Perhaps, however, we have been looking at it the wrong way round. Science, as a tradition, was founded with a strong epistemic humility: human reasoning was liable to error and therefore we needed to test thinking rigorously against physical evidence. This humility demands that our focus is on the world around us and how it works, not on our logic, intuitive methods, thought patterns or expectations. This has meant that scientific methods and theories have, slowly over time, come to better reflect the nature of the world we live in. Methods for different parts of science have diverged as the focus of disciplines spread and scientists learnt how to make sense of different aspects of the world.
Assuming there is a single universal scientific method that was guaranteed to produce knowledge presumes there is some aspect of human rationality that is always epistemicly reliable. But this is at odds with science’s founding principle: epistemic humility. Perhaps the success of science is less a result of any method and more due to this fundamental attitude. The ongoing focus on submitting human ideas to the discipline of physical testing, and rejecting great ideas that don’t work, has built a reliable body of knowledge because we trusted human rationality less.

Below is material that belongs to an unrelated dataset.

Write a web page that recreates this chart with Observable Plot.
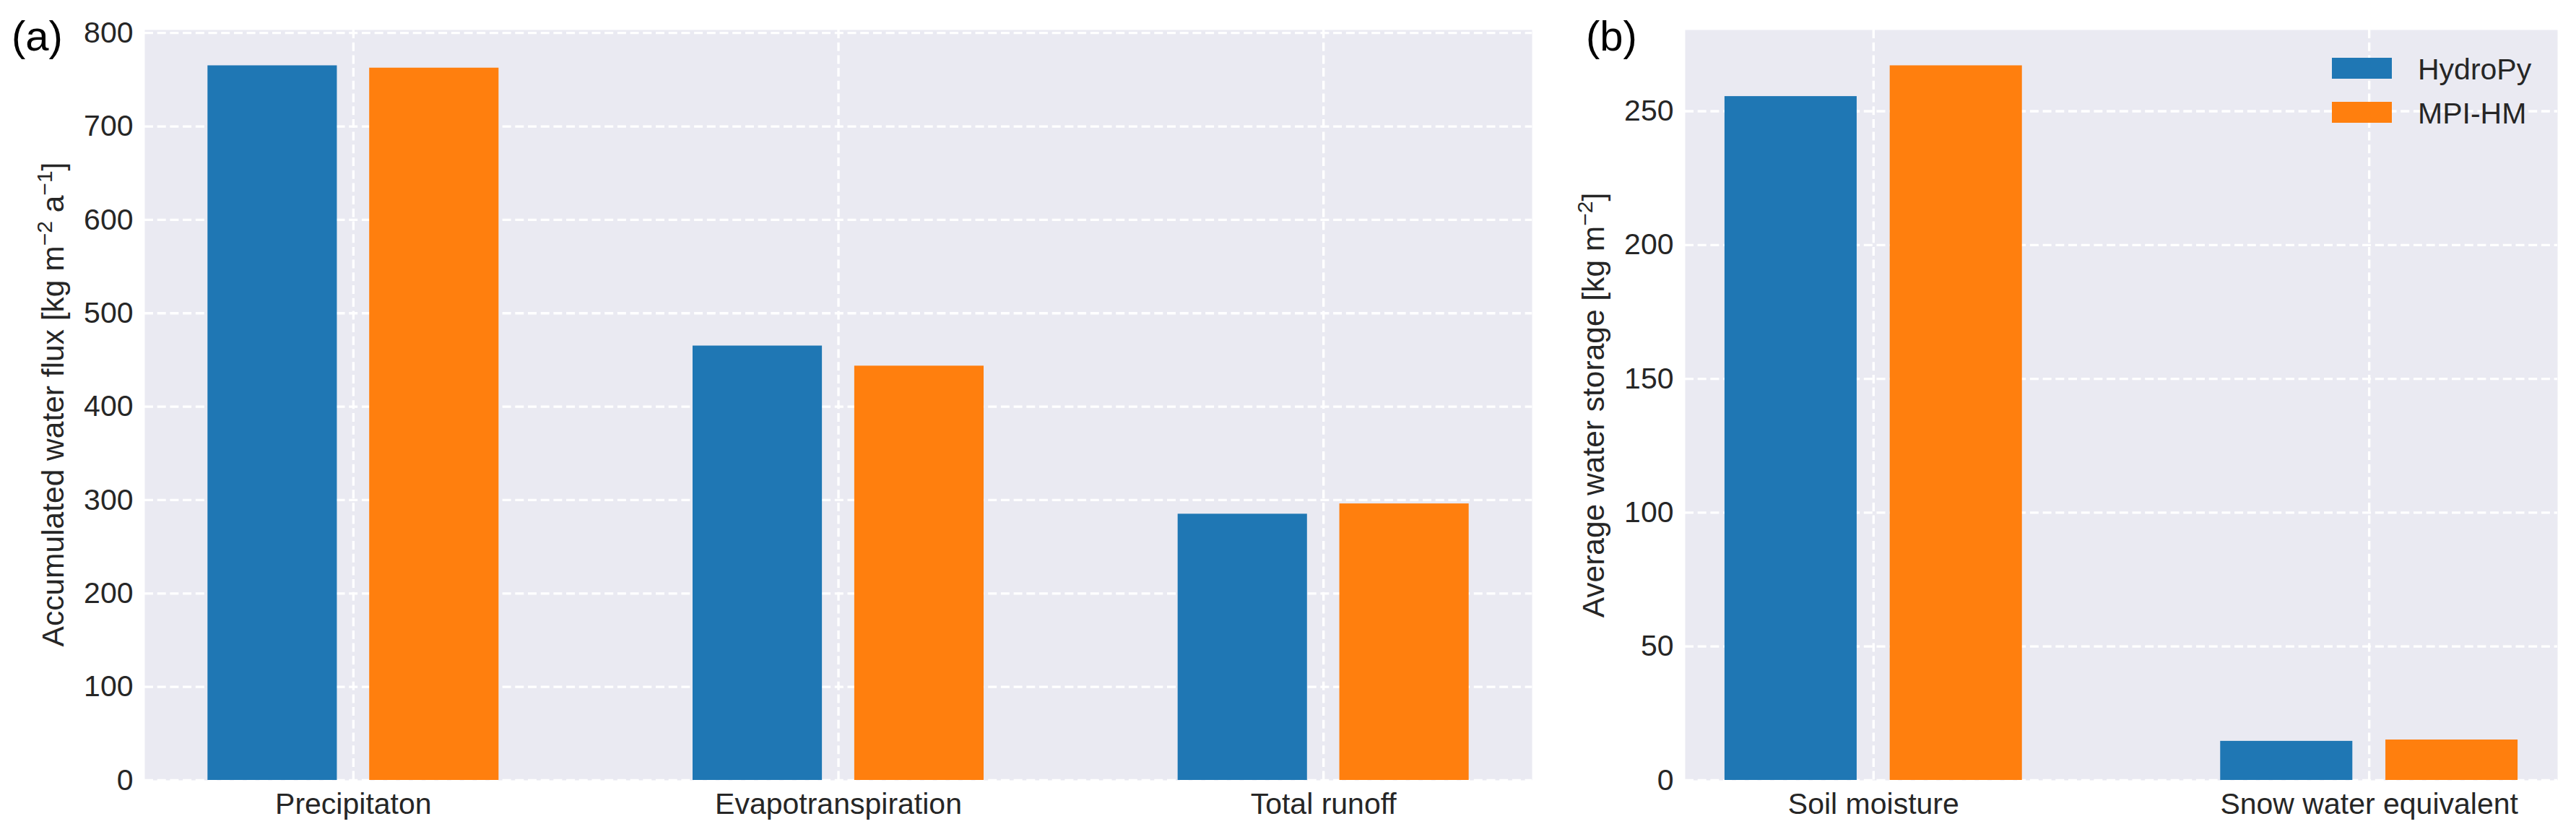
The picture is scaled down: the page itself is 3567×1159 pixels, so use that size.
<!DOCTYPE html>
<html>
<head>
<meta charset="utf-8">
<script src="https://cdn.jsdelivr.net/npm/d3@7"></script>
<script src="https://cdn.jsdelivr.net/npm/@observablehq/plot@0.6"></script>
<style>
  html, body { margin: 0; padding: 0; background: #ffffff; }
  #wrap { display: flex; width: 3567px; height: 1159px; }
  #wrap svg { display: block; flex: none; }
</style>
</head>
<body>
<div id="wrap"></div>
<script>
// ---- data ----
const series = ["HydroPy", "MPI-HM"];
const seriesColors = ["#1f77b4", "#ff7f0e"];

const fluxCategories = ["Precipitaton", "Evapotranspiration", "Total runoff"];
const fluxHydroPy = [765, 465, 285];
const fluxMPIHM = [762.5, 443.5, 296];
const fluxTicks = [0, 100, 200, 300, 400, 500, 600, 700, 800];

const storageCategories = ["Soil moisture", "Snow water equivalent"];
const storageHydroPy = [255.5, 14.6];
const storageMPIHM = [267, 15.1];
const storageTicks = [0, 50, 100, 150, 200, 250];

// ---- style ----
const FONT = '"Liberation Sans", Arial, Helvetica, sans-serif';
const TEXT = "#262626";
const BG = "#eaeaf2";
const GRID = { stroke: "#ffffff", strokeWidth: 3.3, strokeDasharray: "12,5.7" };
const barWidth = 0.8 / 3;
const barShift = 1 / 6;
const H = 1159;

function rowsOf(cats, a, b) {
  return cats.flatMap((c, i) => [
    { category: c, i, series: series[0], value: a[i], shift: -barShift },
    { category: c, i, series: series[1], value: b[i], shift: barShift }
  ]);
}

function panel({ cats, a, b, ticks, width, marginLeft, marginRight }) {
  const rows = rowsOf(cats, a, b);
  const lo = -barShift - barWidth / 2;
  const hi = cats.length - 1 + barShift + barWidth / 2;
  const pad = 0.05 * (hi - lo);
  const ymax = d3.max(rows, d => d.value) * 1.05;
  const idx = cats.map((_, i) => i);
  return Plot.plot({
    width, height: H, marginLeft, marginRight, marginTop: 41, marginBottom: 79,
    style: { fontFamily: FONT, fontSize: "41px", color: TEXT, background: "transparent", overflow: "visible" },
    x: { type: "linear", domain: [lo - pad, hi + pad], ticks: idx, tickFormat: i => cats[i], tickSize: 0, tickPadding: 17, label: null },
    y: { domain: [0, ymax], ticks, tickSize: 0, tickPadding: 16, label: null },
    color: { domain: series, range: seriesColors },
    marks: [
      Plot.frame({ fill: BG, stroke: "none" }),
      Plot.ruleY(ticks, GRID),
      Plot.ruleX(idx, GRID),
      Plot.rectY(rows, {
        x1: d => d.i + d.shift - barWidth / 2,
        x2: d => d.i + d.shift + barWidth / 2,
        y1: 0,
        y2: "value",
        fill: "series"
      })
    ]
  });
}

function yLabel(svg, x, y, parts) {
  const t = d3.select(svg).append("text")
    .attr("transform", `translate(${x},${y}) rotate(-90)`)
    .attr("text-anchor", "middle")
    .attr("fill", TEXT)
    .attr("font-family", FONT)
    .attr("font-size", 42.5);
  parts.forEach(([s, sup], k) => {
    const prevSup = k > 0 && parts[k - 1][1];
    const ts = t.append("tspan").text(s);
    if (sup) ts.attr("font-size", 30).attr("dy", -16);
    else if (prevSup) ts.attr("dy", 16);
  });
}

function panelTag(svg, x, y, s) {
  d3.select(svg).append("text")
    .attr("x", x).attr("y", y)
    .attr("text-anchor", "start")
    .attr("fill", "#000000")
    .attr("font-family", FONT)
    .attr("font-size", 58)
    .text(s);
}

const svgA = panel({
  cats: fluxCategories, a: fluxHydroPy, b: fluxMPIHM, ticks: fluxTicks,
  width: 2130, marginLeft: 200, marginRight: 9
});
yLabel(svgA, 88, 560, [["Accumulated water flux [kg m"], ["\u22122", true], [" a"], ["\u22121", true], ["]"]]);
panelTag(svgA, 16, 70, "(a)");

const svgB = panel({
  cats: storageCategories, a: storageHydroPy, b: storageMPIHM, ticks: storageTicks,
  width: 1437, marginLeft: 203, marginRight: 26
});
yLabel(svgB, 91, 561, [["Average water storage [kg m"], ["\u22122", true], ["]"]]);
panelTag(svgB, 66, 70, "(b)");

// legend (inside panel b, upper right)
const lg = d3.select(svgB).append("g")
  .attr("font-family", FONT).attr("font-size", 41).attr("fill", TEXT).attr("text-anchor", "start");
series.forEach((s, k) => {
  lg.append("rect").attr("x", 1099).attr("y", 80 + k * 61).attr("width", 83).attr("height", 29).attr("fill", seriesColors[k]);
  lg.append("text").attr("x", 1218).attr("y", 110 + k * 61).text(s);
});

document.getElementById("wrap").append(svgA, svgB);
</script>
</body>
</html>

For the sake of simplicity, this article is going to leave a large amount of more technical, logic focused discussions of the nature of scientific knowledge. These mostly cover the same themes, just more precisely.

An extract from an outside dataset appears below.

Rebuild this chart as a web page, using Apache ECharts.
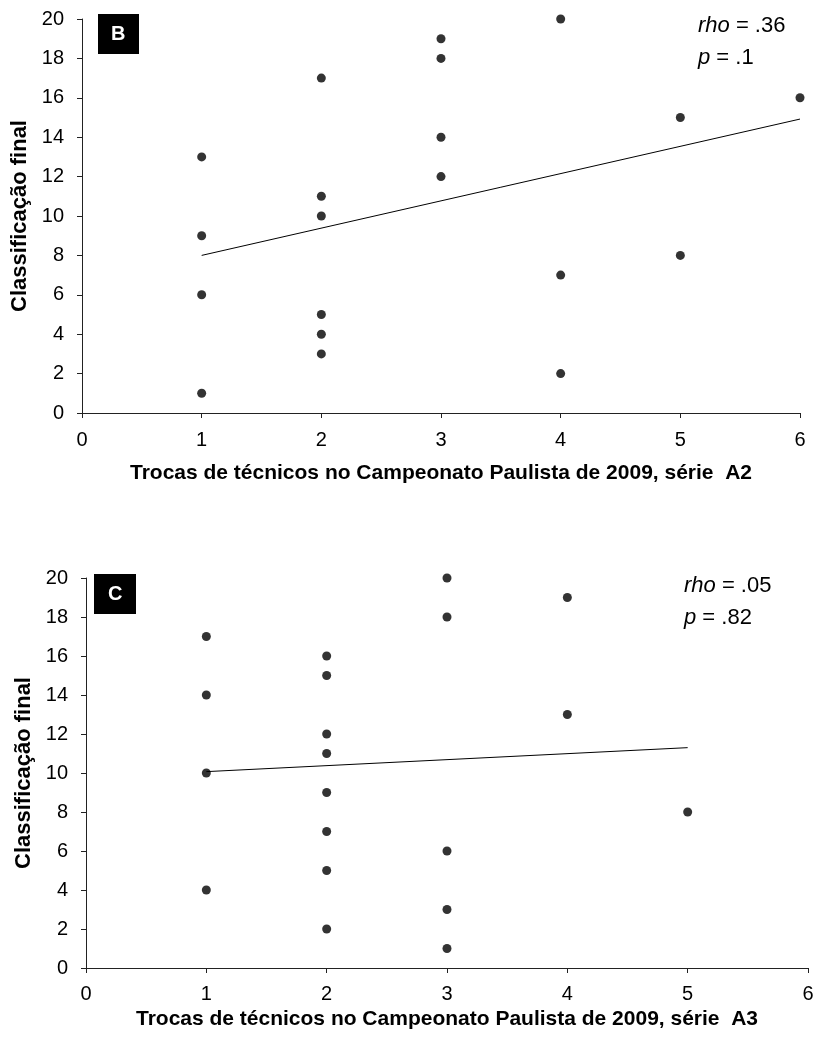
<!DOCTYPE html>
<html>
<head>
<meta charset="utf-8">
<script src="https://cdn.jsdelivr.net/npm/echarts@6/dist/echarts.min.js"></script>
<style>html,body{margin:0;padding:0;background:#fff}#c{width:817px;height:1040px}</style>
</head>
<body>
<div id="c"></div>
<script>
// Panel B (série A2)
const xTicksB = [0, 1, 2, 3, 4, 5, 6];
const yTicks = [0, 2, 4, 6, 8, 10, 12, 14, 16, 18, 20];
const trocasB = [1, 1, 1, 1, 2, 2, 2, 2, 2, 2, 3, 3, 3, 3, 4, 4, 4, 5, 5, 6];
const classB  = [13, 9, 6, 1, 17, 11, 10, 5, 4, 3, 19, 18, 14, 12, 20, 7, 2, 15, 8, 16];
const trendB = [[1, 8.0], [6, 14.92]];
const statsB = ['rho', '.36', 'p', '.1'];

// Panel C (série A3)
const trocasC = [1, 1, 1, 1, 2, 2, 2, 2, 2, 2, 2, 2, 3, 3, 3, 3, 3, 4, 4, 5];
const classC  = [17, 14, 10, 4, 16, 15, 12, 11, 9, 7, 5, 2, 20, 18, 6, 3, 1, 19, 13, 8];
const trendC = [[1, 10.07], [5, 11.3]];
const statsC = ['rho', '.05', 'p', '.82'];

const xNameB = 'Trocas de técnicos no Campeonato Paulista de 2009, série  A2';
const xNameC = 'Trocas de técnicos no Campeonato Paulista de 2009, série  A3';
const yName = 'Classificação final';

const FONT = 'Liberation Sans, Arial, sans-serif';
const zip = (a, b) => a.map((v, i) => [v, b[i]]);

function xAxis(grid, name, gap, lblMargin) {
  return {
    type: 'value', gridIndex: grid, min: 0, max: 6, interval: 1,
    name: name, nameLocation: 'middle', nameGap: gap,
    nameTextStyle: { fontFamily: FONT, fontSize: 21, fontWeight: 'bold', color: '#000' },
    axisLine: { show: true, onZero: false, lineStyle: { color: '#222', width: 1 } },
    axisTick: { show: true, length: 5, lineStyle: { color: '#222' } },
    axisLabel: { fontFamily: FONT, fontSize: 20, color: '#000', margin: lblMargin },
    splitLine: { show: false }
  };
}
function yAxis(grid, gap) {
  return {
    type: 'value', gridIndex: grid, min: 0, max: 20, interval: 2,
    name: yName, nameLocation: 'middle', nameGap: gap,
    nameTextStyle: { fontFamily: FONT, fontSize: 22, fontWeight: 'bold', color: '#000' },
    axisLine: { show: true, onZero: false, lineStyle: { color: '#222', width: 1 } },
    axisTick: { show: true, length: 5, lineStyle: { color: '#222' } },
    axisLabel: { fontFamily: FONT, fontSize: 20, color: '#000', margin: 18 },
    splitLine: { show: false }
  };
}
function stats(s) {
  return '{i|' + s[0] + '}{n| = ' + s[1] + '}\n{i|' + s[2] + '}{n| = ' + s[3] + '}';
}
const rich = {
  i: { fontFamily: FONT, fontSize: 22, fontStyle: 'italic', fontWeight: 'normal', color: '#000', lineHeight: 32 },
  n: { fontFamily: FONT, fontSize: 22, fontWeight: 'normal', color: '#000', lineHeight: 32 }
};

const chart = echarts.init(document.getElementById('c'), null, { renderer: 'canvas' });
chart.setOption({
  animation: false,
  backgroundColor: '#fff',
  grid: [
    { left: 82, top: 19, right: 17, height: 394 },
    { left: 86, top: 578, right: 9, height: 390 }
  ],
  xAxis: [xAxis(0, xNameB, 50, 17), xAxis(1, xNameC, 41, 16)],
  yAxis: [yAxis(0, 45), yAxis(1, 49)],
  title: [
    { text: stats(statsB), left: 698, top: 10, padding: 0, textStyle: { fontWeight: 'normal', rich: rich } },
    { text: stats(statsC), left: 684, top: 570, padding: 0, textStyle: { fontWeight: 'normal', rich: rich } }
  ],
  graphic: [
    { type: 'rect', left: 98, top: 14, shape: { width: 41, height: 40 }, style: { fill: '#000' } },
    { type: 'text', left: 111, top: 24, style: { text: 'B', fill: '#fff', font: 'bold 20px ' + FONT } },
    { type: 'rect', left: 94, top: 574, shape: { width: 42, height: 40 }, style: { fill: '#000' } },
    { type: 'text', left: 108, top: 584, style: { text: 'C', fill: '#fff', font: 'bold 20px ' + FONT } }
  ],
  series: [
    { type: 'scatter', xAxisIndex: 0, yAxisIndex: 0, data: zip(trocasB, classB), symbolSize: 9, itemStyle: { color: '#000' }, z: 3 },
    { type: 'line', xAxisIndex: 0, yAxisIndex: 0, data: trendB, showSymbol: false, lineStyle: { color: '#000', width: 1 }, z: 2 },
    { type: 'scatter', xAxisIndex: 1, yAxisIndex: 1, data: zip(trocasC, classC), symbolSize: 9, itemStyle: { color: '#000' }, z: 3 },
    { type: 'line', xAxisIndex: 1, yAxisIndex: 1, data: trendC, showSymbol: false, lineStyle: { color: '#000', width: 1 }, z: 2 }
  ]
});
</script>
</body>
</html>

Excellent piece, with a lovely sharp question at the end. Your argument for the fallibility of science is strongly made. But at a practical level, I wonder if the question for society should be put as 'what is the least fallible method for determining our understanding of the world and, consequently, our actions within it'. This, in turn, begs a question about when and where does the scientific method beat all other mechanisms (such as reason). One of the limitations of science (as you observe) is translating what is precisely observable (which temporally sits innately in the past or present and is tied to a specific set of contexts) into a guide for the future. The bridge to the future lies, as Galileo brilliantly observed, in creating a general proposition which we expect to be true at least most of the time. At a societal (and even a personal level), these propositions are definitionally uncertain as they relate to an unrevealed future - and provides another reason I suspect for humility and a decision making model that draws widely on all thinking traditions.